_Given request_
Transcribe the whole listing without a single picture.

_Dataset section_
╔══

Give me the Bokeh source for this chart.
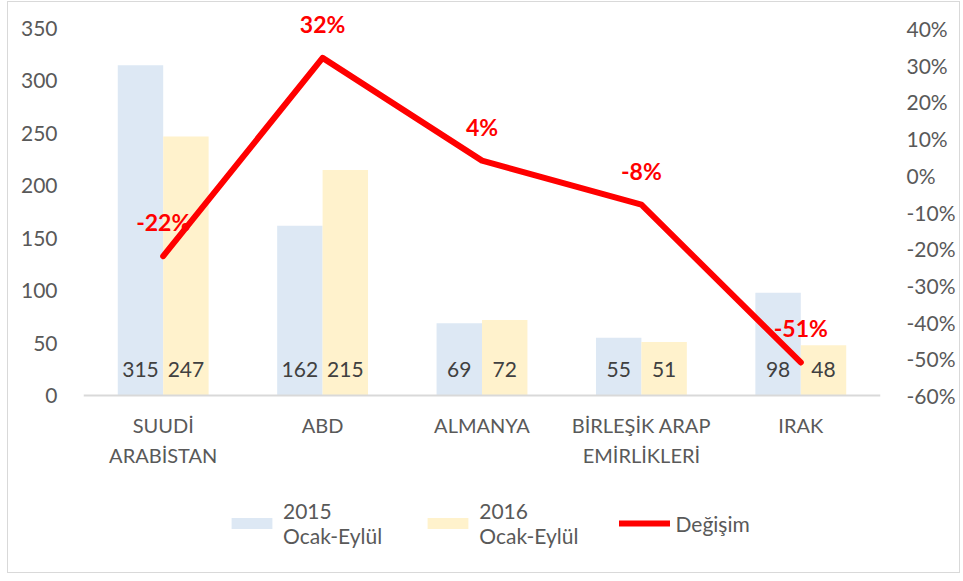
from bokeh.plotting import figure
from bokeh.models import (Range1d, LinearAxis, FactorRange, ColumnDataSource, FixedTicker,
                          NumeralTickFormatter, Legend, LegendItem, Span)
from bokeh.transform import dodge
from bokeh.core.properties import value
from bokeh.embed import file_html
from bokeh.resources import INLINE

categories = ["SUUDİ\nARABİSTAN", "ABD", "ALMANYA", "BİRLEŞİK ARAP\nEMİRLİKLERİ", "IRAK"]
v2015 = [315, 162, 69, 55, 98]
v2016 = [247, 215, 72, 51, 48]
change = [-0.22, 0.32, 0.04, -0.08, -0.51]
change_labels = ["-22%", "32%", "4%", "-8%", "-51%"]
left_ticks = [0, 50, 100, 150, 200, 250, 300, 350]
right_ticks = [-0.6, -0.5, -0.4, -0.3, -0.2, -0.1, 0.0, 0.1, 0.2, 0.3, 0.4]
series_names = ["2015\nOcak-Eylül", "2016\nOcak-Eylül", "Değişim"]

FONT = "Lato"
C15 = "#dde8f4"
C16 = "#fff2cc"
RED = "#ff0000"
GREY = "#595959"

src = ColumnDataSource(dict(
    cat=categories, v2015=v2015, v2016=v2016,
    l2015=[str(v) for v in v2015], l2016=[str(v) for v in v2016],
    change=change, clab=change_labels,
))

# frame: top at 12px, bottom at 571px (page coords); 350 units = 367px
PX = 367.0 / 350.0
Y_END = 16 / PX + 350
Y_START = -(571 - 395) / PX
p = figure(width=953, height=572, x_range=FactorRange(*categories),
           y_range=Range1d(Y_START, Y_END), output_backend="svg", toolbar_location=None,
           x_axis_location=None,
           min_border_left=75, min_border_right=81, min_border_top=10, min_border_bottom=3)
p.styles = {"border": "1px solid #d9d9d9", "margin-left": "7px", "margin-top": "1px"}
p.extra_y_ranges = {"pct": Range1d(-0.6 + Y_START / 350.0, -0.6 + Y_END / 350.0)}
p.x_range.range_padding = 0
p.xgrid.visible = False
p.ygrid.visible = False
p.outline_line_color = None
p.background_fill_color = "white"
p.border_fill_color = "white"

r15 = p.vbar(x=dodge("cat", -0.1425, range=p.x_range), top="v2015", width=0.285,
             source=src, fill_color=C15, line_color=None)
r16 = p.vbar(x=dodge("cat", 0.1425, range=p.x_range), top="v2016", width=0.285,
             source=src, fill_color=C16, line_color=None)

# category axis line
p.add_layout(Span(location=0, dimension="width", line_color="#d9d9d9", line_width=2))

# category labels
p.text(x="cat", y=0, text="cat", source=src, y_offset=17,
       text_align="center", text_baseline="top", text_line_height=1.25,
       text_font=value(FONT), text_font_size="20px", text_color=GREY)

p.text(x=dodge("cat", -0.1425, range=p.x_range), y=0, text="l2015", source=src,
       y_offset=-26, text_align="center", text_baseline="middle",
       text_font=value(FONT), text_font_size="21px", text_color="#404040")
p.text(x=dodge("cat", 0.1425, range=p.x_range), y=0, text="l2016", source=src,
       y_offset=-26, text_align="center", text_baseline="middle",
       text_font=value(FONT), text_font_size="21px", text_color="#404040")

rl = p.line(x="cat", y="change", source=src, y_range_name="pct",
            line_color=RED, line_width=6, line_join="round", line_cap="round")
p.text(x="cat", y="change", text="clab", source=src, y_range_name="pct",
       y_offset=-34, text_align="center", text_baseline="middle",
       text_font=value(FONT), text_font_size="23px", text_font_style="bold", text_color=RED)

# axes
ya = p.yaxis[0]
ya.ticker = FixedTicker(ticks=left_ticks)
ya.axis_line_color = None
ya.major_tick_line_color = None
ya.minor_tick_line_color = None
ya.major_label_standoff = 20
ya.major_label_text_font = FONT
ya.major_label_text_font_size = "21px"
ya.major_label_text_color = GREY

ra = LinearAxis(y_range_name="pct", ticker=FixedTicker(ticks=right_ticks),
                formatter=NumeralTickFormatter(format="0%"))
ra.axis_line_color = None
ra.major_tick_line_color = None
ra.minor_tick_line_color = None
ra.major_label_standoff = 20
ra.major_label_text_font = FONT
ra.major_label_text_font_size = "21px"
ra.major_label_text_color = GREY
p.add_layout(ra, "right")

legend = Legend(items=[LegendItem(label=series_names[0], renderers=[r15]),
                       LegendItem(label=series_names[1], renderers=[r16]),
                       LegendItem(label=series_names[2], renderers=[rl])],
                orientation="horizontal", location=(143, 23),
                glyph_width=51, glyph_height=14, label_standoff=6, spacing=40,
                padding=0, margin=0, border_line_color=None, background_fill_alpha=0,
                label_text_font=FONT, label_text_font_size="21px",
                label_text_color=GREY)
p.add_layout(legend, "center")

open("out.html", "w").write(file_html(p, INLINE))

╚══

_Solution below_
Give me the Bokeh source for this chart.
from bokeh.plotting import figure
from bokeh.models import (Range1d, LinearAxis, FactorRange, ColumnDataSource, FixedTicker,
                          NumeralTickFormatter, Legend, LegendItem, Span)
from bokeh.transform import dodge
from bokeh.core.properties import value
from bokeh.embed import file_html
from bokeh.resources import INLINE

categories = ["SUUDİ\nARABİSTAN", "ABD", "ALMANYA", "BİRLEŞİK ARAP\nEMİRLİKLERİ", "IRAK"]
v2015 = [315, 162, 69, 55, 98]
v2016 = [247, 215, 72, 51, 48]
change = [-0.22, 0.32, 0.04, -0.08, -0.51]
change_labels = ["-22%", "32%", "4%", "-8%", "-51%"]
left_ticks = [0, 50, 100, 150, 200, 250, 300, 350]
right_ticks = [-0.6, -0.5, -0.4, -0.3, -0.2, -0.1, 0.0, 0.1, 0.2, 0.3, 0.4]
series_names = ["2015\nOcak-Eylül", "2016\nOcak-Eylül", "Değişim"]

FONT = "Lato"
C15 = "#dde8f4"
C16 = "#fff2cc"
RED = "#ff0000"
GREY = "#595959"

src = ColumnDataSource(dict(
    cat=categories, v2015=v2015, v2016=v2016,
    l2015=[str(v) for v in v2015], l2016=[str(v) for v in v2016],
    change=change, clab=change_labels,
))

# frame: top at 12px, bottom at 571px (page coords); 350 units = 367px
PX = 367.0 / 350.0
Y_END = 16 / PX + 350
Y_START = -(571 - 395) / PX
p = figure(width=953, height=572, x_range=FactorRange(*categories),
           y_range=Range1d(Y_START, Y_END), output_backend="svg", toolbar_location=None,
           x_axis_location=None,
           min_border_left=75, min_border_right=81, min_border_top=10, min_border_bottom=3)
p.styles = {"border": "1px solid #d9d9d9", "margin-left": "7px", "margin-top": "1px"}
p.extra_y_ranges = {"pct": Range1d(-0.6 + Y_START / 350.0, -0.6 + Y_END / 350.0)}
p.x_range.range_padding = 0
p.xgrid.visible = False
p.ygrid.visible = False
p.outline_line_color = None
p.background_fill_color = "white"
p.border_fill_color = "white"

r15 = p.vbar(x=dodge("cat", -0.1425, range=p.x_range), top="v2015", width=0.285,
             source=src, fill_color=C15, line_color=None)
r16 = p.vbar(x=dodge("cat", 0.1425, range=p.x_range), top="v2016", width=0.285,
             source=src, fill_color=C16, line_color=None)

# category axis line
p.add_layout(Span(location=0, dimension="width", line_color="#d9d9d9", line_width=2))

# category labels
p.text(x="cat", y=0, text="cat", source=src, y_offset=17,
       text_align="center", text_baseline="top", text_line_height=1.25,
       text_font=value(FONT), text_font_size="20px", text_color=GREY)

p.text(x=dodge("cat", -0.1425, range=p.x_range), y=0, text="l2015", source=src,
       y_offset=-26, text_align="center", text_baseline="middle",
       text_font=value(FONT), text_font_size="21px", text_color="#404040")
p.text(x=dodge("cat", 0.1425, range=p.x_range), y=0, text="l2016", source=src,
       y_offset=-26, text_align="center", text_baseline="middle",
       text_font=value(FONT), text_font_size="21px", text_color="#404040")

rl = p.line(x="cat", y="change", source=src, y_range_name="pct",
            line_color=RED, line_width=6, line_join="round", line_cap="round")
p.text(x="cat", y="change", text="clab", source=src, y_range_name="pct",
       y_offset=-34, text_align="center", text_baseline="middle",
       text_font=value(FONT), text_font_size="23px", text_font_style="bold", text_color=RED)

# axes
ya = p.yaxis[0]
ya.ticker = FixedTicker(ticks=left_ticks)
ya.axis_line_color = None
ya.major_tick_line_color = None
ya.minor_tick_line_color = None
ya.major_label_standoff = 20
ya.major_label_text_font = FONT
ya.major_label_text_font_size = "21px"
ya.major_label_text_color = GREY

ra = LinearAxis(y_range_name="pct", ticker=FixedTicker(ticks=right_ticks),
                formatter=NumeralTickFormatter(format="0%"))
ra.axis_line_color = None
ra.major_tick_line_color = None
ra.minor_tick_line_color = None
ra.major_label_standoff = 20
ra.major_label_text_font = FONT
ra.major_label_text_font_size = "21px"
ra.major_label_text_color = GREY
p.add_layout(ra, "right")

legend = Legend(items=[LegendItem(label=series_names[0], renderers=[r15]),
                       LegendItem(label=series_names[1], renderers=[r16]),
                       LegendItem(label=series_names[2], renderers=[rl])],
                orientation="horizontal", location=(143, 23),
                glyph_width=51, glyph_height=14, label_standoff=6, spacing=40,
                padding=0, margin=0, border_line_color=None, background_fill_alpha=0,
                label_text_font=FONT, label_text_font_size="21px",
                label_text_color=GREY)
p.add_layout(legend, "center")

open("out.html", "w").write(file_html(p, INLINE))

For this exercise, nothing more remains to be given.